Post-College Job: Cleaning the Oceans

hannah tennent

Hannah Tennent at the helm of American Promise

Up to 15 million tons of trash slips into our oceans every year, endangering the marine mammals, fish, seabirds and sea turtles that may eat the rubbish, get entangled in it or be affected by endocrine disruptors.

Although scientists are skeptical about the feasibility of cleaning up the ocean’s gigantic floating garbage patches, a small Maine organization is attempting to rid the seas of trash. Instead of tackling the ocean’s far-off gyres of rubbish, however, Rozalia Project is trying to prevent trash from entering the ocean in the first place. Most marine debris moves into the marine environment from beaches, harbors and tidal rivers.

This summer, a Bowdoin alumna joined the Rozalia Project, sailing with the organization on its 60-foot boat, American Promise. Hannah Tennent graduated from Bowdoin in May with an earth and oceanographic science major. With free time before starting a 10-month post in September with the Student Conservation Association, Tennent took a temporary position with the ocean-cleaning nonprofit.

american promise

Rozalia Project’s boat, American Promise, in fog. Between 8-9 people live on board, preventing, cleaning, and raising awareness about marine debris.

“My real passion is working with the environment, especially in conservation, and trying to protect and preserve the environment,” Tennent said. “What drew me to this [internship] was it was so interactive. I think the work all nonprofits do is important, but a lot of it is office work. This is science, in the ocean and on a boat. I was drawn to the action of it.”
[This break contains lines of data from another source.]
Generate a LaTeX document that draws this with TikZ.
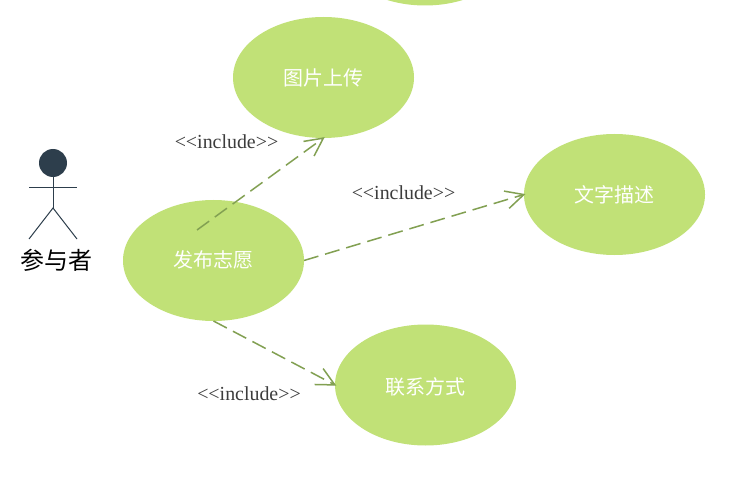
\documentclass[tikz,border=0pt]{standalone}
\usepackage{fontspec}
\setmainfont{Liberation Serif}[Ligatures=NoCommon]
\newfontfamily\cjk{Noto Sans CJK SC}
\usetikzlibrary{shapes.geometric,arrows.meta}
\definecolor{usecase}{HTML}{C1E177}
\definecolor{linkc}{HTML}{82A052}
\definecolor{actorc}{HTML}{2D3E4C}
\definecolor{labelc}{HTML}{3C3C3C}
\newcommand{\inclabel}{{<}\kern0pt{<}include{>}\kern0pt{>}}
\newcommand{\casetext}[2]{\raisebox{\dimexpr-7.6pt-#1pt\relax}[0pt][0pt]{#2}}
\tikzset{
  x=1pt,y=-1pt,
  usecasebox/.style={ellipse,fill=usecase,draw=none,minimum width=181pt,minimum height=121pt,inner sep=0pt,outer sep=0pt,text=white,font=\cjk\fontsize{20}{22}\selectfont},
  includelink/.style={draw=linkc,line width=1.5pt,shorten >=-1.5pt,dash pattern=on 15pt off 7pt,-{Straight Barb[length=18pt,width=18pt,line width=1.5pt]}},
  includelabel/.style={text=labelc,font=\fontsize{19.9}{22}\selectfont,inner sep=0pt},
  actorline/.style={draw=actorc,line width=1pt},
  actorhead/.style={circle,fill=actorc,draw=none,minimum size=28pt,inner sep=0pt,outer sep=0pt},
  actorlabel/.style={text=black,font=\cjk\fontsize{24}{26}\selectfont,inner sep=0pt}
}
\begin{document}
\begin{tikzpicture}
\useasboundingbox (0,0) rectangle (730,478);
\fill[white] (0,0) rectangle (730,478);
\node[usecasebox] (top) at (425,-55) {};
\node[usecasebox] (tupian) at (323.5,77.5) {\casetext{0.5}{图片上传}};
\node[usecasebox] (wenzi) at (614.5,194.5) {\casetext{0.5}{文字描述}};
\node[usecasebox] (fabu) at (213.5,260.5) {\casetext{-0.5}{发布志愿}};
\node[usecasebox] (lianxi) at (425.5,385) {\casetext{2}{联系方式}};
\coordinate (fabuinner) at (197,230);
\coordinate (tupiantip) at (323.5,138);
\draw[includelink] (fabuinner) -- (tupiantip);
\draw[includelink] (fabu.east) -- (wenzi.west);
\draw[includelink] (fabu.south) -- (lianxi.west);
\node[includelabel] (inc1) at (226.5,142) {\inclabel};
\node[includelabel] (inc2) at (403.5,193) {\inclabel};
\node[includelabel] (inc3) at (249,394) {\inclabel};
\node[actorhead] (head) at (53,163) {};
\coordinate (hip) at (53,208);
\coordinate (armL) at (29,188);
\coordinate (armR) at (77,188);
\coordinate (legL) at (29,239);
\coordinate (legR) at (77,239);
\draw[actorline] (head.south) -- (hip);
\draw[actorline] (armL) -- (armR);
\draw[actorline] (legL) -- (hip) -- (legR);
\node[actorlabel] (actor) at (56,260) {参与者};
\end{tikzpicture}
\end{document}
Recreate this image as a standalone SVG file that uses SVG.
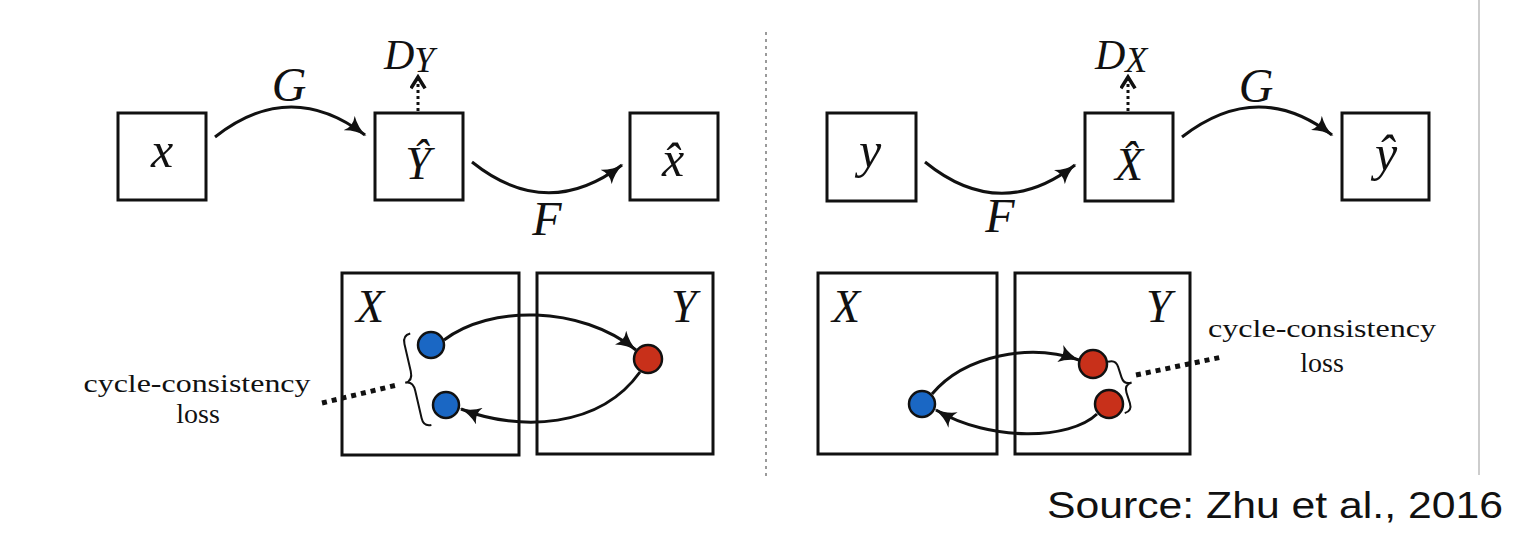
<svg xmlns="http://www.w3.org/2000/svg" width="1527" height="556" viewBox="0 0 1527 556">
<style>
.box{fill:none;stroke:#111;stroke-width:3}
.math{font-family:"Liberation Serif",serif;font-style:italic;fill:#111}
.rm{font-family:"Liberation Serif",serif;fill:#111}
.arc{fill:none;stroke:#111;stroke-width:3;marker-end:url(#ah)}
.darc{fill:none;stroke:#111;stroke-width:3;stroke-dasharray:3 3;marker-end:url(#oh)}
.dots{fill:none;stroke:#111;stroke-width:5;stroke-dasharray:5 5}
.brace{fill:none;stroke:#111;stroke-width:2}
.blue{fill:#1a67c4;stroke:#111;stroke-width:2.5}
.red{fill:#c8301a;stroke:#111;stroke-width:2.5}
</style>
<defs>
<marker id="ah" viewBox="0 0 12 10" refX="11" refY="5" markerWidth="22" markerHeight="18" markerUnits="userSpaceOnUse" orient="auto">
<path d="M0,0 Q5,4 12,5 Q5,6 0,10 Q3,5 0,0 Z" fill="#111"/>
</marker>
<marker id="oh" viewBox="0 0 12 12" refX="10" refY="6" markerWidth="17" markerHeight="17" markerUnits="userSpaceOnUse" orient="auto">
<path d="M2,1 L10,6 L2,11" fill="none" stroke="#111" stroke-width="2.5"/>
</marker>
</defs>

<!-- dividers -->
<line x1="766" y1="32" x2="766" y2="476" stroke="#9a9a9a" stroke-width="2" stroke-dasharray="3 4"/>
<line x1="1479" y1="0" x2="1479" y2="475" stroke="#bdbdbd" stroke-width="1.5"/>

<!-- left top -->
<g id="node-x"><rect class="box" x="118" y="113" width="88" height="87"/><text class="math" x="162" y="167" font-size="50" text-anchor="middle">x</text></g>
<g id="node-Yhat"><rect class="box" x="375" y="113" width="88" height="87"/><text class="math" x="418" y="179" font-size="46" text-anchor="middle">Ŷ</text></g>
<g id="node-xhat"><rect class="box" x="630" y="113" width="88" height="87"/><text class="math" x="673" y="176" font-size="50" text-anchor="middle">x̂</text></g>
<g id="label-DY"><text class="math" x="384" y="69" font-size="42">D<tspan font-size="36" dy="3">Y</tspan></text></g>

<!-- right top -->
<g id="node-y"><rect class="box" x="827" y="113" width="89" height="88"/><text class="math" x="870" y="167" font-size="50" text-anchor="middle">y</text></g>
<g id="node-Xhat"><rect class="box" x="1085" y="113" width="88" height="88"/><text class="math" x="1129" y="180" font-size="46" text-anchor="middle">X̂</text></g>
<g id="node-yhat"><rect class="box" x="1342" y="113" width="87" height="87"/><text class="math" x="1386" y="170" font-size="50" text-anchor="middle">ŷ</text></g>
<g id="label-DX"><text class="math" x="1095" y="69" font-size="42">D<tspan font-size="36" dy="3">X</tspan></text></g>

<!-- bottom left -->
<g id="domain-X-left"><rect class="box" x="342" y="273" width="177" height="182"/><text class="math" x="356" y="322" font-size="46">X</text></g>
<g id="domain-Y-left"><rect class="box" x="537" y="273" width="176" height="181"/><text class="math" x="671" y="322" font-size="46">Y</text></g>
<g id="pt-x1"><circle class="blue" cx="431" cy="345" r="13"/></g>
<g id="pt-x2"><circle class="blue" cx="446" cy="405" r="13"/></g>
<g id="pt-y1"><circle class="red" cx="648" cy="359" r="14"/></g>
<g id="brace-left"><path class="brace" transform="translate(413,381) rotate(-13)" d="M8,-47 Q0,-47 0,-38 L0,-10 Q0,0 -8,0 Q0,0 0,10 L0,38 Q0,47 8,47"/></g>
<g id="loss-left"><text class="rm" x="197" y="392" font-size="26" text-anchor="middle" textLength="227" lengthAdjust="spacingAndGlyphs">cycle-consistency</text><text class="rm" x="198" y="423" font-size="28" text-anchor="middle">loss</text></g>

<!-- bottom right -->
<g id="domain-X-right"><rect class="box" x="818" y="273" width="179" height="181"/><text class="math" x="832" y="322" font-size="46">X</text></g>
<g id="domain-Y-right"><rect class="box" x="1015" y="273" width="175" height="181"/><text class="math" x="1146" y="322" font-size="46">Y</text></g>
<g id="pt-x3"><circle class="blue" cx="922" cy="404" r="13"/></g>
<g id="pt-y2"><circle class="red" cx="1093" cy="364" r="14"/></g>
<g id="pt-y3"><circle class="red" cx="1109" cy="404" r="14"/></g>
<g id="brace-right"><path class="brace" transform="translate(1124,385) rotate(-18)" d="M-8,-27 Q0,-27 0,-19 L0,-8 Q0,0 8,0 Q0,0 0,8 L0,19 Q0,27 -8,27"/></g>
<g id="loss-right"><text class="rm" x="1322" y="337" font-size="26" text-anchor="middle" textLength="228" lengthAdjust="spacingAndGlyphs">cycle-consistency</text><text class="rm" x="1322" y="372" font-size="28" text-anchor="middle">loss</text></g>

<!-- connectors -->
<g id="connectors">
<path class="arc" d="M215,137 Q290,78 365,135"/>
<path class="arc" d="M472,162 Q547,222 622,165"/>
<path class="darc" d="M418,111 L418,77"/>
<path class="arc" d="M925,162 Q1000,223 1075,165"/>
<path class="arc" d="M1182,137 Q1258,78 1332,135"/>
<path class="darc" d="M1128,111 L1128,77"/>
<path class="arc" d="M444,340 C490,305 580,305 636,350"/>
<path class="arc" d="M640,372 C600,428 520,432 461,409"/>
<path class="arc" d="M932,394 C965,355 1030,343 1079,360"/>
<path class="arc" d="M1097,414 C1070,440 990,442 936,410"/>
<path class="dots" d="M322,403 L397,385"/>
<path class="dots" d="M1136,375 L1222,357"/>
</g>
<g id="edge-labels">
<text class="math" x="289" y="101" font-size="48" text-anchor="middle">G</text>
<text class="math" x="547" y="235" font-size="48" text-anchor="middle">F</text>
<text class="math" x="1000" y="232" font-size="48" text-anchor="middle">F</text>
<text class="math" x="1256" y="102" font-size="48" text-anchor="middle">G</text>
</g>

<text id="source" x="1047" y="518" font-family="Liberation Sans, Arial, sans-serif" font-size="36" fill="#111" textLength="456" lengthAdjust="spacingAndGlyphs">Source: Zhu et al., 2016</text>
</svg>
Rozalia Project travels the Gulf of Maine, cleaning up local garbage patches and staging beach clean-ups and advocacy events. Offering on-board technology such as a multibeam imaging sonar, American Promise also hosts scientists whose research focuses on the impacts of humans on the marine environment. “We try to be an advocate and educate people, and do a lot of science to back up our advocacy and have the data to show people what’s going on out there,” Tennent explained.

One of the dangers of littering the ocean, particularly with plastic, is that plastic breaks into microscopic particles eaten by fish. Microbeads, small plastic particles in exfoliants and soaps, are also hazardous. “The danger there is it will travel up the food chain,” and affect humans, Tennent said.

Rozalia Project is also experimenting with innovative ways to clean up marine trash, such as using its remote-controlled robot to grab trash from the seabed, or a specially-designed net that leaves behind organic material while removing garbage from the ocean surface.

When Tennent climbed on board American Promise in July, she joined a crew made up of Miller, two guest scientists, three interns and Miller’s two Newfoundland dogs. They took off from Kittery (where they did a beach clean-up) and sailed to Portland, Boothbay, and Vinalhaven. In Boothbay and Vinalhaven, they met with locals to talk about our polluted oceans and what people can do to help. “Yes, we need to be cleaning the whole ocean,” Tennent said, “but I think it is easier and more effective to pick up bottles on beaches or on docks, before they get to the ocean. The average person can pick up four pieces of trash when walking his or her dog.”

Plus, you never know what kind of surprises you’ll find. Along with the 3,000-plus piece of trash Tennent and her team picked up along a Maine island’s beaches one day, Tennent found a wad of cash under a rock. When she counted it, she had $80 in hand.

The beach cleaning crew make the Rozalia logo with trash bags they filled with litter.

The beach cleaning crew make the Rozalia logo with trash bags they filled with litter.